Paper No. 6
Presentation Time: 9:15 AM
FAR-FLUNG MORAINES AND RIDGE-CAPPING TILLS: EXPLORING THE FEEDBACKS OF LONG-TERM ALPINE GLACIAL LANDSCAPE MODIFICATION
ANDERSON, Robert S.1, DÜHNFORTH, Miriam
2, COLGAN, William
3 and ANDERSON, Leif
1, (1)Department of Geological Sciences, INSTAAR, University of Colorado at Boulder, Campus Box 450, Boulder, CO 80309-0450, (2)Instaar, University of Colorado Boulder, Campus Box 450, Boulder, CO 80309-0450, (3)Cires, Department of Geography, University of Colorado at Boulder, Boulder, CO 80309, andersrs@colorado.edu
Modification of alpine landscapes by glaciers early in the Plio-Pleistocene ice ages can be sufficient to degrade the health of subsequent glaciers. We seek to document field cases and to model the signatures of such feedbacks. The features we target include i) far-flung moraines that are well beyond the last glacial maximum (LGM) limit, features that either remain unexplained or have been interpreted to record much deeper glaciations in the past, ii) ridge-capping enigmatic diamictons that are well above the LGM glacial limit, and iii) beheaded doubly-hung glacial valleys. Specific examples that serve as model targets are drawn from mountain ranges in the western US. We employ a 1D glacial flowline model in which winter and summer mass balance profiles are prescribed, stresses are longitudinally coupled, and the thermal state of the ice mass is calculated (via advection, production and diffusion of heat). Glacial sliding rate is governed by a spatially variable flotation fraction that honors the expected spatial pattern of a seasonal cycle.
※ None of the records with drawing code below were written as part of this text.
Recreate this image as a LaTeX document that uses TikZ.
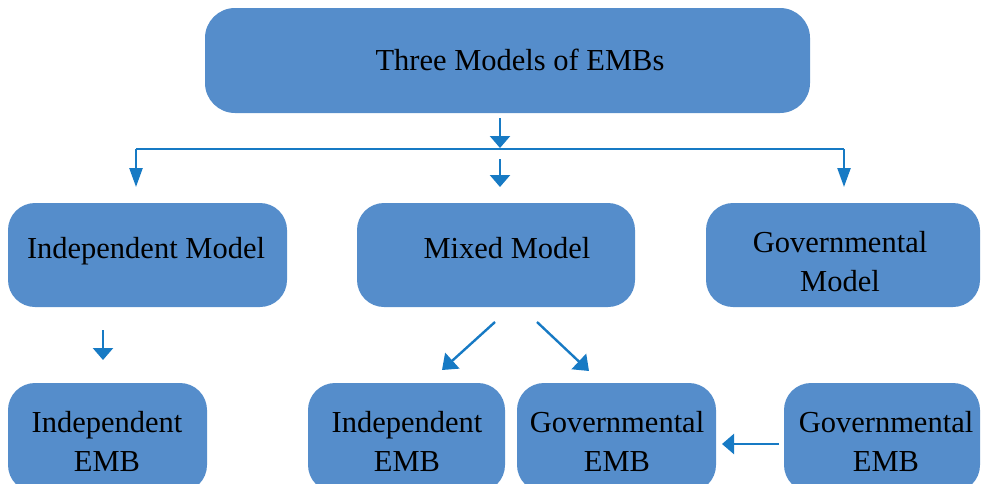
\documentclass[tikz,border=0pt]{standalone}
\usepackage{fontspec}
\setmainfont{Liberation Serif}
\usetikzlibrary{arrows.meta,calc}

\definecolor{boxfill}{RGB}{85,141,203}
\definecolor{linkblue}{RGB}{23,122,196}

\tikzset{
  x=1pt, y=-1pt,
  box/.style={fill=boxfill, draw=none, rounded corners=27pt},
  label text/.style={font=\fontsize{30.5}{39}\selectfont, text=black, align=center, inner sep=0pt, anchor=base},
  link/.style={draw=linkblue, line width=2.4pt},
  wide head/.style={-{Triangle[width=20pt,length=12pt]}},
  slant head/.style={-{Triangle[width=21pt,length=14pt]}},
  slim head/.style={-{Triangle[width=13pt,length=19pt]}},
}

% rounded box from its top-left and bottom-right corners, with a named centre
\newcommand{\roundbox}[6][27pt]{%
  \path[box, rounded corners=#1] (#3,#4) rectangle (#5,#6);
  \coordinate (#2-nw) at (#3,#4);
  \coordinate (#2-se) at (#5,#6);
  \coordinate (#2) at ($(#3,#4)!0.5!(#5,#6)$);
}

\begin{document}
\begin{tikzpicture}
  \useasboundingbox (0,0) rectangle (981,483);
  \clip (0,0) rectangle (981,483);

  % boxes
  \roundbox[30pt]{top}{205}{8}{810}{113}
  \roundbox{indm}{8}{203}{287}{307}
  \roundbox{mixm}{357}{203}{635}{307}
  \roundbox{govm}{706}{203}{980}{307}
  \roundbox{inda}{8}{383}{207}{492}
  \roundbox{indb}{308}{383}{505}{492}
  \roundbox{gova}{517}{383}{716}{492}
  \roundbox{govb}{784}{383}{980}{492}

  % labels (two-line labels are placed by the baseline of their last line)
  \node[label text] (top-t)  at (520,70)  {Three Models of EMBs};
  \node[label text] (indm-t) at (146,258) {Independent Model};
  \node[label text] (mixm-t) at (507,258) {Mixed Model};
  \node[label text] (govm-t) at (840,291) {Governmental\\Model};
  \node[label text] (inda-t) at (107,471) {Independent\\EMB};
  \node[label text] (indb-t) at (407,471) {Independent\\EMB};
  \node[label text] (gova-t) at (617,471) {Governmental\\EMB};
  \node[label text] (govb-t) at (886,471) {Governmental\\EMB};

  % connector end points
  \coordinate (c-top-a) at (500,118);
  \coordinate (c-top-b) at (500,148);
  \coordinate (c-bar-l) at (136,149);
  \coordinate (c-bar-r) at (844,149);
  \coordinate (c-left)  at (136,187);
  \coordinate (c-right) at (844,187);
  \coordinate (c-mid-a) at (500,159);
  \coordinate (c-mid-b) at (500,187);
  \coordinate (c-ind-a) at (103,330);
  \coordinate (c-ind-b) at (103,360);
  \coordinate (c-mx-a)  at (495,322);
  \coordinate (c-mx-b)  at (442,370);
  \coordinate (c-my-a)  at (537,322);
  \coordinate (c-my-b)  at (589,371);
  \coordinate (c-gv-a)  at (779,444);
  \coordinate (c-gv-b)  at (722,444);

  % connectors
  \draw[link, wide head] (c-top-a) -- (c-top-b);
  \draw[link] (c-bar-l) -- (c-bar-r);
  \draw[link, slim head] (c-bar-l) -- (c-left);
  \draw[link, slim head] (c-bar-r) -- (c-right);
  \draw[link, wide head] (c-mid-a) -- (c-mid-b);
  \draw[link, wide head] (c-ind-a) -- (c-ind-b);
  \draw[link, slant head] (c-mx-a) -- (c-mx-b);
  \draw[link, slant head] (c-my-a) -- (c-my-b);
  \draw[link, wide head] (c-gv-a) -- (c-gv-b);
\end{tikzpicture}
\end{document}
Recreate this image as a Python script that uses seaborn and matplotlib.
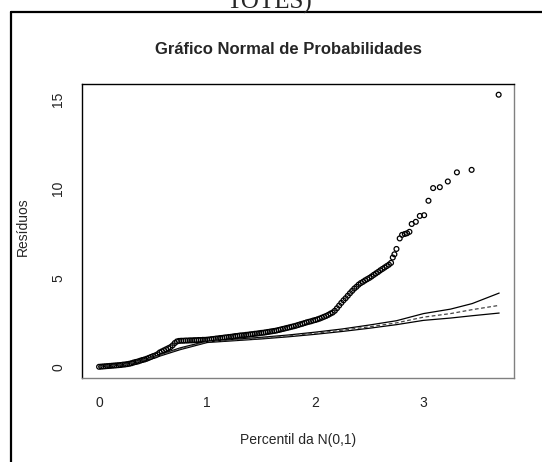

The mass balance and thermal components of the model allow assessment of the thermal state at the bed; sliding is disallowed, and hence erosion is prevented, when temperatures are below the pressure melting point. Glacial erosion is tied to sliding rate and to spatially variable rock erodibility. Climate is controlled by time series of temperature and of snowfall that mimic the long-term climate drivers either through generic double-sine cycles, or through scaled versions of the marine isotope record.
As shown in earlier modeling studies, the key effect of glaciation is to flatten valley floors and steepen headwalls, effectively cutting a notch in the initial fluvial profile. Model results demonstrate that it is plausible for glacial valleys in tectonically inactive regions to evolve such that early glacials leave moraines that are many kilometers beyond those left by the latest glaciations, and trimlines with associated deposits that are well above the present glacial limit, despite identical glacier climates. This suggests that a different landscape, rather than a different climate, is required to reproduce the early glacier extents. As a corollary, the long term drift toward smaller glaciers favors survival of early moraines in the face of later advances on a more eroded landscape.